• _Problem to solve_
Print every record below exactly as written.

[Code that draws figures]
________________

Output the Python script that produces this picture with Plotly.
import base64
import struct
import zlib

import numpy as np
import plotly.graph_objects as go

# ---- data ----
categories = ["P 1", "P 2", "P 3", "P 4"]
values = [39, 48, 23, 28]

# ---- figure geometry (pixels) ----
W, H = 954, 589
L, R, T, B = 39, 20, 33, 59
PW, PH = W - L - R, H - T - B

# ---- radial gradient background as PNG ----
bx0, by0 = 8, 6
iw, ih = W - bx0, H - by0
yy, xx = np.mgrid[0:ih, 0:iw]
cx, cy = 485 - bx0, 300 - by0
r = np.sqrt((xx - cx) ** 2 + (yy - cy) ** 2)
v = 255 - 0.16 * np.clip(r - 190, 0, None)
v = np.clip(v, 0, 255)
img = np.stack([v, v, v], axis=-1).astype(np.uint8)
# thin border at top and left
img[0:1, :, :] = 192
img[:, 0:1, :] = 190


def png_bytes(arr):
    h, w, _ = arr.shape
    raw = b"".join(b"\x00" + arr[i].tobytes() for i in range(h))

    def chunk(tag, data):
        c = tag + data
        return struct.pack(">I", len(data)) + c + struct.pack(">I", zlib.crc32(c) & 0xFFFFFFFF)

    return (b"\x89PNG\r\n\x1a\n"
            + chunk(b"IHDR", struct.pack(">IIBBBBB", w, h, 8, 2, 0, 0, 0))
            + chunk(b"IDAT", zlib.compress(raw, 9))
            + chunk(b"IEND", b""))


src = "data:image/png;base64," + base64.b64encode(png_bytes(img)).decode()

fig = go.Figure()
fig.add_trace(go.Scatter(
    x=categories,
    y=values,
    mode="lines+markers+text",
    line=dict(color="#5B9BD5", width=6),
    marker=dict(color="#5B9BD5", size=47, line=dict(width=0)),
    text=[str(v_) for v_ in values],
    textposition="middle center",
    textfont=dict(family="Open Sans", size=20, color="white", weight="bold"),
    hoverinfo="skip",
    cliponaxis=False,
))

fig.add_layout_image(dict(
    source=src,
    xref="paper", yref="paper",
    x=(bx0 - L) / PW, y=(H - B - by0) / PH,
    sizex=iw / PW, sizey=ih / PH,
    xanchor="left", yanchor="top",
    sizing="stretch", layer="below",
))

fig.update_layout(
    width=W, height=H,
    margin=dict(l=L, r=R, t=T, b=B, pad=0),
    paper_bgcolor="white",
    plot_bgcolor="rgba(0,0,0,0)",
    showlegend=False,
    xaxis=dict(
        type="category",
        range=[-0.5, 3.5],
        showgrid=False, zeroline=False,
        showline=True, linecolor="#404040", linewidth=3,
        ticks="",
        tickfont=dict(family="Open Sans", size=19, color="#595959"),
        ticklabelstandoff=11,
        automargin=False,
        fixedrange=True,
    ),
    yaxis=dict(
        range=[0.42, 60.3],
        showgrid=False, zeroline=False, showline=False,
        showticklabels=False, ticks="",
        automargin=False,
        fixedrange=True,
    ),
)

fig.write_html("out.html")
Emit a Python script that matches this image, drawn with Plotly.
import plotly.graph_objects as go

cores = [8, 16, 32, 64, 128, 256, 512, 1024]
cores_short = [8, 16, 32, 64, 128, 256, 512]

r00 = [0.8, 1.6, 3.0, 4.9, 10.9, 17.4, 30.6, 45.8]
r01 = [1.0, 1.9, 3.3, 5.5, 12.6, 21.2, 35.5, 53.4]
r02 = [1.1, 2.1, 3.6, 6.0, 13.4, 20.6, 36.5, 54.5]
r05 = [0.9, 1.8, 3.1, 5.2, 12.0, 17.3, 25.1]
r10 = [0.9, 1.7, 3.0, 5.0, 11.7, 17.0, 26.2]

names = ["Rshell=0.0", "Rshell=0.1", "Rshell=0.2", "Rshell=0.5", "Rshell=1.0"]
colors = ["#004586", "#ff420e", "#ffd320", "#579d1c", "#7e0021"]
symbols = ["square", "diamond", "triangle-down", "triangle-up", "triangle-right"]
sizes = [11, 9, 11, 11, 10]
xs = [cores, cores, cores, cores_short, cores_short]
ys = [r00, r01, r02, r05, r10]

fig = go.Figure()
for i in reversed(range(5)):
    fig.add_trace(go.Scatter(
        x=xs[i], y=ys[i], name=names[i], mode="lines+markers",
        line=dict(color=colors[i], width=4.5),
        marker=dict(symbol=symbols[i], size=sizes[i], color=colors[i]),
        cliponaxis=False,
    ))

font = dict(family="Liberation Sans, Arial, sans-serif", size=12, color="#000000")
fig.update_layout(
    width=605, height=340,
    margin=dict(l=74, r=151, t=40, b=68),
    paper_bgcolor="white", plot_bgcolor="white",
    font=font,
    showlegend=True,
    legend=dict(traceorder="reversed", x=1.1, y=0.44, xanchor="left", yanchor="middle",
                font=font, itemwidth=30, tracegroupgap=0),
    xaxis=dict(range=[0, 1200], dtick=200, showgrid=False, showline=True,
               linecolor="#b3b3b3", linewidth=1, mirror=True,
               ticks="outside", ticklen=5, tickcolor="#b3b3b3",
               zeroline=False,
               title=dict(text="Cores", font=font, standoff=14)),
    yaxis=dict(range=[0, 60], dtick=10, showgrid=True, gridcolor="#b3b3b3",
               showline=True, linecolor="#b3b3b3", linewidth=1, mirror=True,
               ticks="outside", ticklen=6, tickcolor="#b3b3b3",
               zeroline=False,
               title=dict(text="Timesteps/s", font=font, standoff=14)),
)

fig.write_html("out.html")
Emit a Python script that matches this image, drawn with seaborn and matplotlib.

________________

• _Task answer_
Output the Python script that produces this picture with Plotly.
import base64
import struct
import zlib

import numpy as np
import plotly.graph_objects as go

# ---- data ----
categories = ["P 1", "P 2", "P 3", "P 4"]
values = [39, 48, 23, 28]

# ---- figure geometry (pixels) ----
W, H = 954, 589
L, R, T, B = 39, 20, 33, 59
PW, PH = W - L - R, H - T - B

# ---- radial gradient background as PNG ----
bx0, by0 = 8, 6
iw, ih = W - bx0, H - by0
yy, xx = np.mgrid[0:ih, 0:iw]
cx, cy = 485 - bx0, 300 - by0
r = np.sqrt((xx - cx) ** 2 + (yy - cy) ** 2)
v = 255 - 0.16 * np.clip(r - 190, 0, None)
v = np.clip(v, 0, 255)
img = np.stack([v, v, v], axis=-1).astype(np.uint8)
# thin border at top and left
img[0:1, :, :] = 192
img[:, 0:1, :] = 190


def png_bytes(arr):
    h, w, _ = arr.shape
    raw = b"".join(b"\x00" + arr[i].tobytes() for i in range(h))

    def chunk(tag, data):
        c = tag + data
        return struct.pack(">I", len(data)) + c + struct.pack(">I", zlib.crc32(c) & 0xFFFFFFFF)

    return (b"\x89PNG\r\n\x1a\n"
            + chunk(b"IHDR", struct.pack(">IIBBBBB", w, h, 8, 2, 0, 0, 0))
            + chunk(b"IDAT", zlib.compress(raw, 9))
            + chunk(b"IEND", b""))


src = "data:image/png;base64," + base64.b64encode(png_bytes(img)).decode()

fig = go.Figure()
fig.add_trace(go.Scatter(
    x=categories,
    y=values,
    mode="lines+markers+text",
    line=dict(color="#5B9BD5", width=6),
    marker=dict(color="#5B9BD5", size=47, line=dict(width=0)),
    text=[str(v_) for v_ in values],
    textposition="middle center",
    textfont=dict(family="Open Sans", size=20, color="white", weight="bold"),
    hoverinfo="skip",
    cliponaxis=False,
))

fig.add_layout_image(dict(
    source=src,
    xref="paper", yref="paper",
    x=(bx0 - L) / PW, y=(H - B - by0) / PH,
    sizex=iw / PW, sizey=ih / PH,
    xanchor="left", yanchor="top",
    sizing="stretch", layer="below",
))

fig.update_layout(
    width=W, height=H,
    margin=dict(l=L, r=R, t=T, b=B, pad=0),
    paper_bgcolor="white",
    plot_bgcolor="rgba(0,0,0,0)",
    showlegend=False,
    xaxis=dict(
        type="category",
        range=[-0.5, 3.5],
        showgrid=False, zeroline=False,
        showline=True, linecolor="#404040", linewidth=3,
        ticks="",
        tickfont=dict(family="Open Sans", size=19, color="#595959"),
        ticklabelstandoff=11,
        automargin=False,
        fixedrange=True,
    ),
    yaxis=dict(
        range=[0.42, 60.3],
        showgrid=False, zeroline=False, showline=False,
        showticklabels=False, ticks="",
        automargin=False,
        fixedrange=True,
    ),
)

fig.write_html("out.html")
Emit a Python script that matches this image, drawn with Plotly.
import plotly.graph_objects as go

cores = [8, 16, 32, 64, 128, 256, 512, 1024]
cores_short = [8, 16, 32, 64, 128, 256, 512]

r00 = [0.8, 1.6, 3.0, 4.9, 10.9, 17.4, 30.6, 45.8]
r01 = [1.0, 1.9, 3.3, 5.5, 12.6, 21.2, 35.5, 53.4]
r02 = [1.1, 2.1, 3.6, 6.0, 13.4, 20.6, 36.5, 54.5]
r05 = [0.9, 1.8, 3.1, 5.2, 12.0, 17.3, 25.1]
r10 = [0.9, 1.7, 3.0, 5.0, 11.7, 17.0, 26.2]

names = ["Rshell=0.0", "Rshell=0.1", "Rshell=0.2", "Rshell=0.5", "Rshell=1.0"]
colors = ["#004586", "#ff420e", "#ffd320", "#579d1c", "#7e0021"]
symbols = ["square", "diamond", "triangle-down", "triangle-up", "triangle-right"]
sizes = [11, 9, 11, 11, 10]
xs = [cores, cores, cores, cores_short, cores_short]
ys = [r00, r01, r02, r05, r10]

fig = go.Figure()
for i in reversed(range(5)):
    fig.add_trace(go.Scatter(
        x=xs[i], y=ys[i], name=names[i], mode="lines+markers",
        line=dict(color=colors[i], width=4.5),
        marker=dict(symbol=symbols[i], size=sizes[i], color=colors[i]),
        cliponaxis=False,
    ))

font = dict(family="Liberation Sans, Arial, sans-serif", size=12, color="#000000")
fig.update_layout(
    width=605, height=340,
    margin=dict(l=74, r=151, t=40, b=68),
    paper_bgcolor="white", plot_bgcolor="white",
    font=font,
    showlegend=True,
    legend=dict(traceorder="reversed", x=1.1, y=0.44, xanchor="left", yanchor="middle",
                font=font, itemwidth=30, tracegroupgap=0),
    xaxis=dict(range=[0, 1200], dtick=200, showgrid=False, showline=True,
               linecolor="#b3b3b3", linewidth=1, mirror=True,
               ticks="outside", ticklen=5, tickcolor="#b3b3b3",
               zeroline=False,
               title=dict(text="Cores", font=font, standoff=14)),
    yaxis=dict(range=[0, 60], dtick=10, showgrid=True, gridcolor="#b3b3b3",
               showline=True, linecolor="#b3b3b3", linewidth=1, mirror=True,
               ticks="outside", ticklen=6, tickcolor="#b3b3b3",
               zeroline=False,
               title=dict(text="Timesteps/s", font=font, standoff=14)),
)

fig.write_html("out.html")
Emit a Python script that matches this image, drawn with seaborn and matplotlib.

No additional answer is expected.